DAT Solutions recently released the results of a survey they conducted focused on the issue of driver detention at shipper and consignee docks. The survey composed of input from 257 carriers and 50 brokers. Here were their findings:
63% of drivers acknowledged being detained at a shipper and/or consignee’s dock for over three hours.1
54% of carriers stated that on average, detention time ranged from 3-4 hours.1
84% listed detention as a “top five” problem of theirs.

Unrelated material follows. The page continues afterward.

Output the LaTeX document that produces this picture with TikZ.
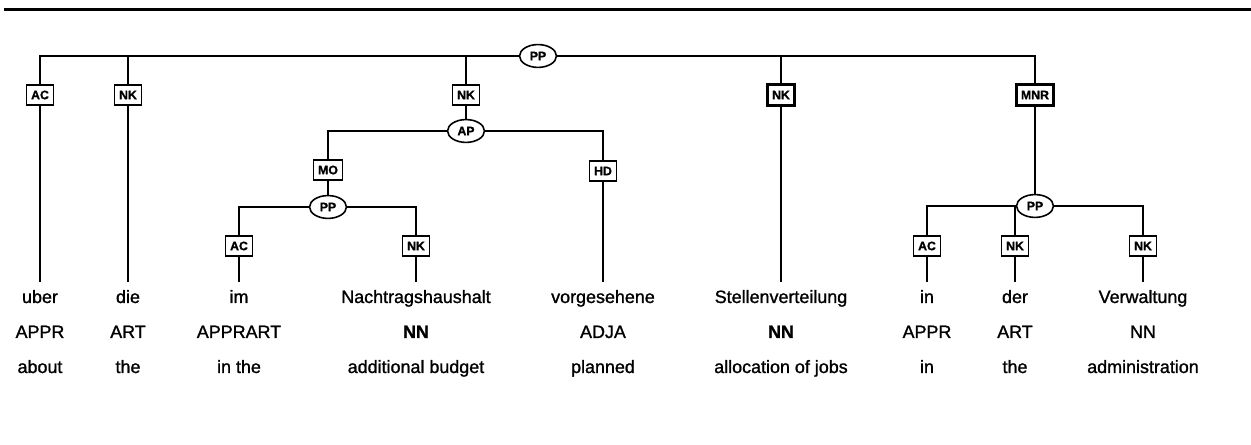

Drivers stated that when being detained, most were treated as if they were invisible.2
A mere 3% claimed to be paid on over 90% of detention instances while the rest admitted to rarely being paid for detention and when they were, it did not cover the full cost lost from being detained.1
Compared to the 84% of carriers who recognized detention as a large issue of theirs, only 20% of brokers cited it as a challenge.3
Brokers believed that “their carriers’ drivers were being detained less than 30 percent of the time,” bringing light to the fact that many “may not be aware their carriers are being detained.”3
Most brokers only paid detention when they were able to collect it from shippers/receivers.2
Last month, the Federal Motor Carrier Safety Administration began its audit on the delays truckers are experiencing at shipper and consignee docks as part of the requirement set forth in the Fixing America’s Surface Transportation (FAST) Act of 2015.